Can The EU Survive The Next Financial Crisis?
(hint-it did not really survive the '08 crash as the amounts of derivatives-ala creating massive amounts of paper debt to mask the under-lying issues of the previous policy's- began to steadily increase just prior to it)
Despite the ECB’s subsidy of the Eurozone’s banking system, it remains in a sleepwalking state similar to the non-financial, non-crony-capitalist zombified economy. Gone are the heady days of investment banking. There is now a legacy of derivatives and regulators’ fines. Technology has made the over-extended branch network, typical of a European retail bank, a costly white elephant. The market for emptying bank buildings in the towns and villages throughout Europe must be dire, a source of under-provisioned losses. On top of this, the ECB’s interest rate policy has led to lending margins becoming paper-thin.
(this is the result of the disconnect between stated performance and actual results. The system decided to go to a model called mark-to-model where everything they own was valued at whatever they decided it was worth-instead of using the mark-to-market method which uses actual price discovery or real prices derived from actual transactions-there is also another factor here called Darkpools but these are not reported and exist so that the holder's of all these bad assets can transfer them back and forth amongst themselves)
A negative deposit rate of 0.4% at the ECB has led to negative wholesale (Euribor) money market rates along the yield curve to at least 12 months. This has allowed French banks, for example, to fund Italian government bond positions, stripping out 33 basis points on a “riskless” one-year bond. It’s the peak of collapsed lending margins when even the hare-brained can see the risk is greater than the reward, whatever the regulator says. The entire yield curve is considerably lower than Italian risk implies it should be, given its existing debt obligations, with 10-year Italian government bonds yielding only 2.55%. That’s less than equivalent US Treasuries, the global risk-free standard.
(this also does not factor in the real, observed rate of inflation which is why the author states that the actual rate is far lower-among other things)
Bond prices, such as that of Italian 10-year debt yielding 2.55%, are therefore meaningless in the market sense. This has not been much of an issue so long as asset prices are rising and the global economy is expanding, because monetary inflation will keep the fiat bubble expanding. It is when a credit crisis materializes that the trouble starts. The fiat bubble develops leaks and eventually implodes.
(credit expansion or new issuance of it, has been a serious problem-look at greece, iceland-in paricular, and what habbened there)
Greek debt crisis with examples from Iceland, US, Euro and U.S.
https://www.thebalance.com/what-is-a-sovereign-debt-crisis-with-examples-3305748
Now that the global economy has stopped expanding and is on the brink of recession, under these changing conditions the monetary, systemic and economic dangers facing the Eurozone are rapidly rising.
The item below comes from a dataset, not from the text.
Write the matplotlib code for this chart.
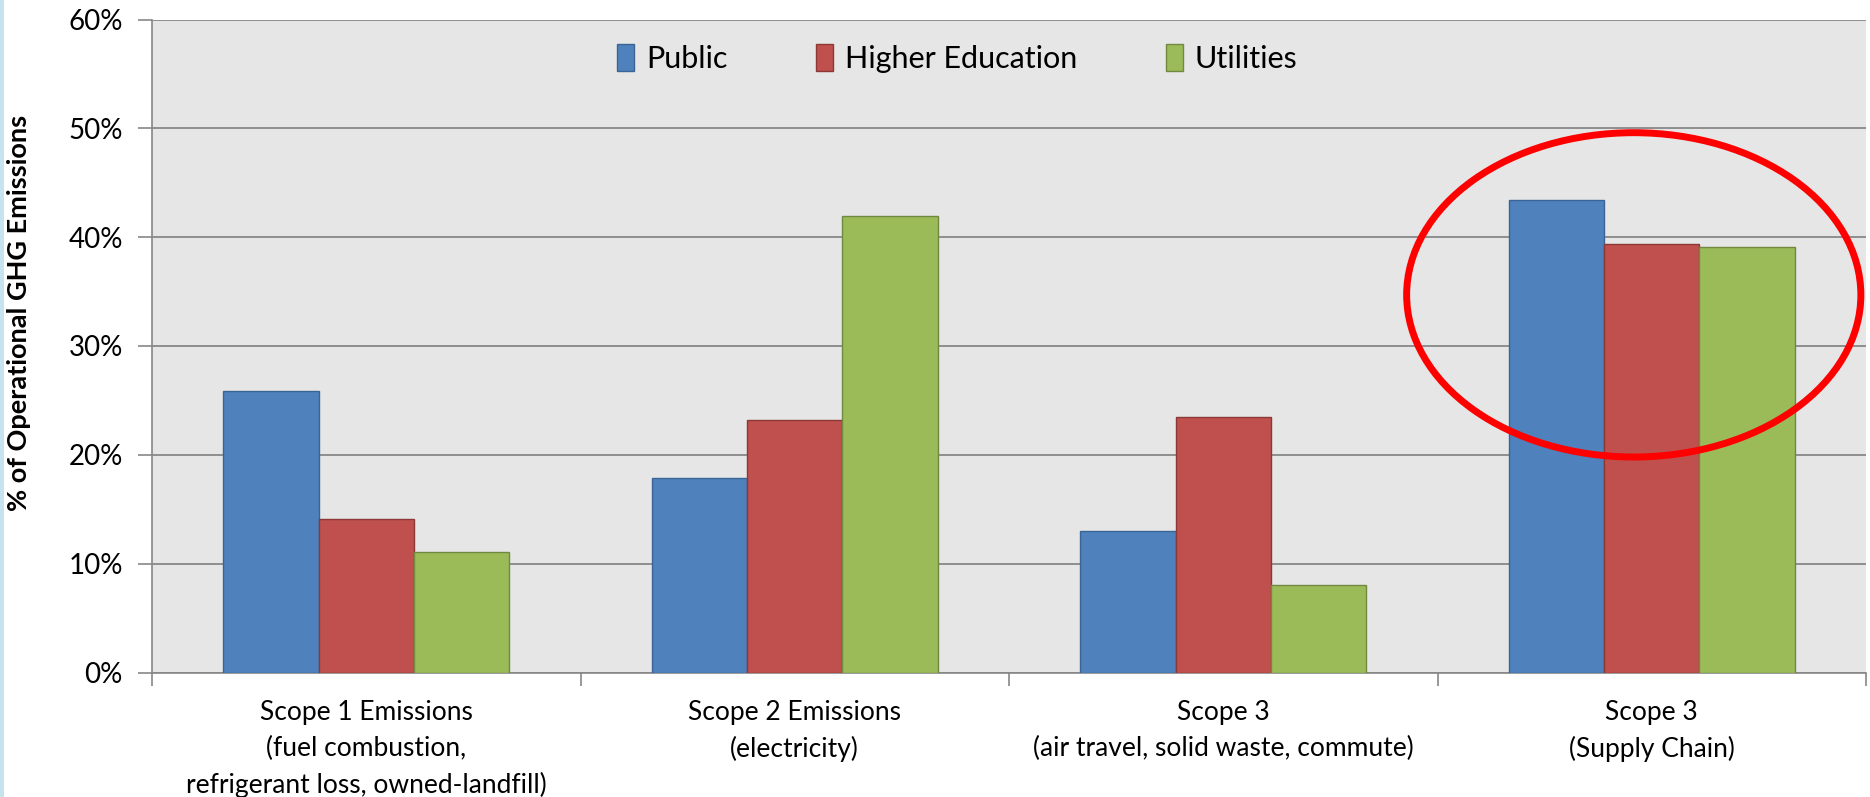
import matplotlib
matplotlib.use("Agg")
import matplotlib.pyplot as plt
from matplotlib.patches import Ellipse, Rectangle
from matplotlib.ticker import FixedLocator, PercentFormatter
import numpy as np

plt.rcParams['font.family'] = ['Lato', 'DejaVu Sans']

categories = [
    "Scope 1 Emissions\n(fuel combustion,\nrefrigerant loss, owned-landfill)",
    "Scope 2 Emissions\n(electricity)",
    "Scope 3\n(air travel, solid waste, commute)",
    "Scope 3\n(Supply Chain)",
]
series_names = ["Public", "Higher Education", "Utilities"]
public = [25.9, 17.9, 13.0, 43.4]
higher_education = [14.1, 23.2, 23.45, 39.4]
utilities = [11.1, 41.9, 8.0, 39.1]
y_ticks = [0, 10, 20, 30, 40, 50, 60]

fills = ["#4f81bd", "#c0504d", "#9bbb59"]
edges = ["#3a6396", "#8c3836", "#71893f"]

W, H = 1870, 797
fig = plt.figure(figsize=(W / 100, H / 100), dpi=100)
fig.patch.set_facecolor("white")
ax = fig.add_axes([152 / W, 1 - 672.5 / H, (1866 - 152) / W, (672.5 - 19.5) / H])
ax.set_facecolor("#e6e6e6")

# thin light-blue strip along the left edge of the slide
fig.patches.append(Rectangle((0, 0), 4 / W, 1, transform=fig.transFigure,
                             facecolor="#c6e4ee", edgecolor="none", zorder=0))

x = np.arange(len(categories))
w = 1 / 4.5
for i, (vals, name) in enumerate(zip([public, higher_education, utilities], series_names)):
    ax.bar(x + (i - 1) * w, vals, width=w, color=fills[i], edgecolor=edges[i],
           linewidth=1.0, label=name, zorder=3)

ax.set_xlim(-0.5, len(categories) - 0.5)
ax.set_ylim(0, 60)
ax.yaxis.set_major_locator(FixedLocator(y_ticks))
ax.yaxis.set_major_formatter(PercentFormatter(decimals=0))
ax.grid(axis="y", color="#878787", linewidth=1.3, zorder=1)
ax.set_axisbelow(True)

ax.set_xticks(x)
ax.set_xticklabels(categories, fontsize=19, linespacing=1.52)
ax.xaxis.set_minor_locator(FixedLocator(np.arange(-0.5, len(categories), 1.0)))
ax.tick_params(axis="x", which="major", length=0, pad=20)
ax.tick_params(axis="x", which="minor", length=9, width=1.2, color="#878787", direction="out")
ax.tick_params(axis="y", length=10, width=1.2, color="#878787", labelsize=20, pad=11)

for s in ["top", "right"]:
    ax.spines[s].set_visible(False)
for s in ["left", "bottom"]:
    ax.spines[s].set_color("#878787")
    ax.spines[s].set_linewidth(1.2)

ax.set_ylabel("% of Operational GHG Emissions", fontsize=19.5, fontweight="bold",
              va="center")
ax.yaxis.set_label_coords((19 - 152) / 1714, (672.5 - 313) / 653)

leg = ax.legend(loc="center left", bbox_to_anchor=((617 - 152) / 1714, (672.5 - 58.5) / 653),
                ncol=3, frameon=False, borderpad=0, borderaxespad=0,
                fontsize=22, handlelength=0.55, handleheight=0.95, handletextpad=0.4,
                columnspacing=2.9)

# highlight around the supply-chain group
ax.add_patch(Ellipse((2.958, 34.7), 1.06, 29.8, fill=False, edgecolor="#ff0000",
                     linewidth=5, zorder=5, clip_on=False))

fig.savefig("out.png", dpi=100, facecolor="white")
This is a problem beyond the ability of the ECB to contain. Politicians and their institutions in Brussels seem unaware of the approaching storm, but when they do become aware, they will turn to group-think for protection. Like fish in a tightening bait-ball, they actions are set to accelerate their own demise.
(think pushing on a string as once you pass a certain point there can be no real way of solving this if you are still in complete denial regarding the reason(s) that created it.
It is becoming increasingly obvious to independent observers that the EU supra-national socializing model is failing structurally, politically, economically and financially. The next credit crisis, which appears to be evolving from the seeds of today’s events, looks set to end the European dream.
(that is if you really believe it existed from a standpoint of monetary policy and how it has been implemented over the last few decades)
this is one of the main reasons that Brexit has been such a long, drawn out affair as once you cut of access to the financial center of London to the EU, the EU must stand on it's own. IT will not be able to perform as it needs to. See Deutsche Bank and it's ongoing attempts to fold itself into Commerzbank. Similar situations habbened in the US during the '08 crash with one example being Country-Wide Mortgage Co. being placed or 'purchased by Bank of America, another being Bear Stearns folded into JP Morgan. Many examples of this.